# PROBLEM TO SOLVE:
Will you output all of the data below exactly, omitting the images?

# RECORDED INFORMATION:

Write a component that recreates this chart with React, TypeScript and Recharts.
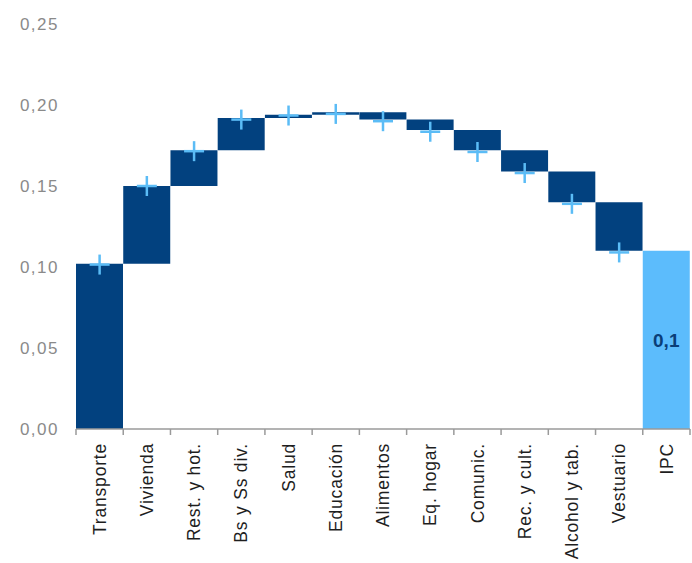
import React from 'react';
import { ComposedChart, Bar, Line, XAxis, YAxis, Cell, LabelList } from 'recharts';

const categories = ['Transporte', 'Vivienda', 'Rest. y hot.', 'Bs y Ss div.', 'Salud', 'Educación', 'Alimentos', 'Eq. hogar', 'Comunic.', 'Rec. y cult.', 'Alcohol y tab.', 'Vestuario', 'IPC'];
const startValues = [0, 0.102, 0.150, 0.172, 0.192, 0.194, 0.1955, 0.191, 0.1845, 0.172, 0.159, 0.140, 0];
const endValues = [0.102, 0.150, 0.172, 0.192, 0.194, 0.1955, 0.191, 0.1845, 0.172, 0.159, 0.140, 0.110, 0.110];
const markerValues: (number | null)[] = [0.1015, 0.150, 0.1715, 0.191, 0.1935, 0.1945, 0.190, 0.1835, 0.171, 0.158, 0.139, 0.109, null];
const totalLabel = '0,1';
const yTicks = [0, 0.05, 0.1, 0.15, 0.2, 0.25];

const DARK = '#02417f';
const LIGHT = '#5cbcfc';
const CROSS = '#5bbcf6';

const data = categories.map((name, i) => ({
  name,
  range: [Math.min(startValues[i], endValues[i]), Math.max(startValues[i], endValues[i])],
  marker: markerValues[i],
}));

const CHART_W = 692;
const CHART_H = 563;
const MARGIN = { top: 24, right: 2, left: 0, bottom: 0 };
const Y_W = 76;
const bandW = (CHART_W - MARGIN.left - MARGIN.right - Y_W) / categories.length;
const FONT = "'Liberation Sans', Arial, sans-serif";

const XTick = (props: any) => {
  const { x, y, payload, index } = props;
  const left = x - bandW / 2;
  const right = x + bandW / 2;
  return (
    <g>
      <line x1={left} x2={left} y1={y} y2={y + 6} stroke="#9a9a9a" strokeWidth={1.5} />
      {index === categories.length - 1 && (
        <line x1={right} x2={right} y1={y} y2={y + 6} stroke="#9a9a9a" strokeWidth={1.5} />
      )}
      <text
        x={x}
        y={y + 14}
        transform={`rotate(-90, ${x}, ${y + 14})`}
        textAnchor="end"
        dy="0.35em"
        fill="#1e1e1e"
        fontSize={17.5}
        letterSpacing={0.8}
        fontFamily={FONT}
      >
        {payload.value}
      </text>
    </g>
  );
};

const CrossDot = (props: any) => {
  const { cx, cy, payload } = props;
  if (payload.marker == null || cx == null || cy == null) return null;
  return (
    <g>
      <line x1={cx - 10} x2={cx + 10} y1={cy} y2={cy} stroke={CROSS} strokeWidth={2.5} />
      <line x1={cx} x2={cx} y1={cy - 10} y2={cy + 10} stroke={CROSS} strokeWidth={2.5} />
    </g>
  );
};

const TotalLabel = (props: any) => {
  const { x, y, width, height, index } = props;
  if (index !== categories.length - 1) return null;
  return (
    <text
      x={x + width / 2}
      y={y + height / 2}
      textAnchor="middle"
      dy="0.35em"
      fill="#0a3e78"
      fontWeight="bold"
      fontSize={19}
      fontFamily={FONT}
    >
      {totalLabel}
    </text>
  );
};

export default function App() {
  return (
    <div style={{ position: 'absolute', left: 0, top: 0, width: CHART_W, height: CHART_H, background: '#fff' }}>
      <ComposedChart width={CHART_W} height={CHART_H} data={data} margin={MARGIN} barCategoryGap={0}>
        <XAxis
          dataKey="name"
          interval={0}
          height={CHART_H - 429}
          tickSize={0}
          tickMargin={0}
          tickLine={false}
          axisLine={{ stroke: '#9a9a9a', strokeWidth: 1.5 }}
          tick={<XTick />}
        />
        <YAxis
          width={Y_W}
          domain={[0, 0.25]}
          ticks={yTicks}
          axisLine={false}
          tickLine={false}
          tickSize={6}
          tickMargin={11}
          tick={{ fill: '#8a8a8a', fontSize: 17, letterSpacing: 1.5, fontFamily: FONT }}
          tickFormatter={(v: number) => v.toFixed(2).replace('.', ',')}
        />
        <Bar dataKey="range" isAnimationActive={false}>
          {data.map((d, i) => (
            <Cell key={d.name} fill={i === categories.length - 1 ? LIGHT : DARK} />
          ))}
          <LabelList dataKey="range" content={<TotalLabel />} />
        </Bar>
        <Line
          dataKey="marker"
          stroke="none"
          dot={<CrossDot />}
          activeDot={false}
          isAnimationActive={false}
        />
      </ComposedChart>
    </div>
  );
}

# PROBLEM SOLUTION:
Write a component that recreates this chart with React, TypeScript and Recharts.
import React from 'react';
import { ComposedChart, Bar, Line, XAxis, YAxis, Cell, LabelList } from 'recharts';

const categories = ['Transporte', 'Vivienda', 'Rest. y hot.', 'Bs y Ss div.', 'Salud', 'Educación', 'Alimentos', 'Eq. hogar', 'Comunic.', 'Rec. y cult.', 'Alcohol y tab.', 'Vestuario', 'IPC'];
const startValues = [0, 0.102, 0.150, 0.172, 0.192, 0.194, 0.1955, 0.191, 0.1845, 0.172, 0.159, 0.140, 0];
const endValues = [0.102, 0.150, 0.172, 0.192, 0.194, 0.1955, 0.191, 0.1845, 0.172, 0.159, 0.140, 0.110, 0.110];
const markerValues: (number | null)[] = [0.1015, 0.150, 0.1715, 0.191, 0.1935, 0.1945, 0.190, 0.1835, 0.171, 0.158, 0.139, 0.109, null];
const totalLabel = '0,1';
const yTicks = [0, 0.05, 0.1, 0.15, 0.2, 0.25];

const DARK = '#02417f';
const LIGHT = '#5cbcfc';
const CROSS = '#5bbcf6';

const data = categories.map((name, i) => ({
  name,
  range: [Math.min(startValues[i], endValues[i]), Math.max(startValues[i], endValues[i])],
  marker: markerValues[i],
}));

const CHART_W = 692;
const CHART_H = 563;
const MARGIN = { top: 24, right: 2, left: 0, bottom: 0 };
const Y_W = 76;
const bandW = (CHART_W - MARGIN.left - MARGIN.right - Y_W) / categories.length;
const FONT = "'Liberation Sans', Arial, sans-serif";

const XTick = (props: any) => {
  const { x, y, payload, index } = props;
  const left = x - bandW / 2;
  const right = x + bandW / 2;
  return (
    <g>
      <line x1={left} x2={left} y1={y} y2={y + 6} stroke="#9a9a9a" strokeWidth={1.5} />
      {index === categories.length - 1 && (
        <line x1={right} x2={right} y1={y} y2={y + 6} stroke="#9a9a9a" strokeWidth={1.5} />
      )}
      <text
        x={x}
        y={y + 14}
        transform={`rotate(-90, ${x}, ${y + 14})`}
        textAnchor="end"
        dy="0.35em"
        fill="#1e1e1e"
        fontSize={17.5}
        letterSpacing={0.8}
        fontFamily={FONT}
      >
        {payload.value}
      </text>
    </g>
  );
};

const CrossDot = (props: any) => {
  const { cx, cy, payload } = props;
  if (payload.marker == null || cx == null || cy == null) return null;
  return (
    <g>
      <line x1={cx - 10} x2={cx + 10} y1={cy} y2={cy} stroke={CROSS} strokeWidth={2.5} />
      <line x1={cx} x2={cx} y1={cy - 10} y2={cy + 10} stroke={CROSS} strokeWidth={2.5} />
    </g>
  );
};

const TotalLabel = (props: any) => {
  const { x, y, width, height, index } = props;
  if (index !== categories.length - 1) return null;
  return (
    <text
      x={x + width / 2}
      y={y + height / 2}
      textAnchor="middle"
      dy="0.35em"
      fill="#0a3e78"
      fontWeight="bold"
      fontSize={19}
      fontFamily={FONT}
    >
      {totalLabel}
    </text>
  );
};

export default function App() {
  return (
    <div style={{ position: 'absolute', left: 0, top: 0, width: CHART_W, height: CHART_H, background: '#fff' }}>
      <ComposedChart width={CHART_W} height={CHART_H} data={data} margin={MARGIN} barCategoryGap={0}>
        <XAxis
          dataKey="name"
          interval={0}
          height={CHART_H - 429}
          tickSize={0}
          tickMargin={0}
          tickLine={false}
          axisLine={{ stroke: '#9a9a9a', strokeWidth: 1.5 }}
          tick={<XTick />}
        />
        <YAxis
          width={Y_W}
          domain={[0, 0.25]}
          ticks={yTicks}
          axisLine={false}
          tickLine={false}
          tickSize={6}
          tickMargin={11}
          tick={{ fill: '#8a8a8a', fontSize: 17, letterSpacing: 1.5, fontFamily: FONT }}
          tickFormatter={(v: number) => v.toFixed(2).replace('.', ',')}
        />
        <Bar dataKey="range" isAnimationActive={false}>
          {data.map((d, i) => (
            <Cell key={d.name} fill={i === categories.length - 1 ? LIGHT : DARK} />
          ))}
          <LabelList dataKey="range" content={<TotalLabel />} />
        </Bar>
        <Line
          dataKey="marker"
          stroke="none"
          dot={<CrossDot />}
          activeDot={false}
          isAnimationActive={false}
        />
      </ComposedChart>
    </div>
  );
}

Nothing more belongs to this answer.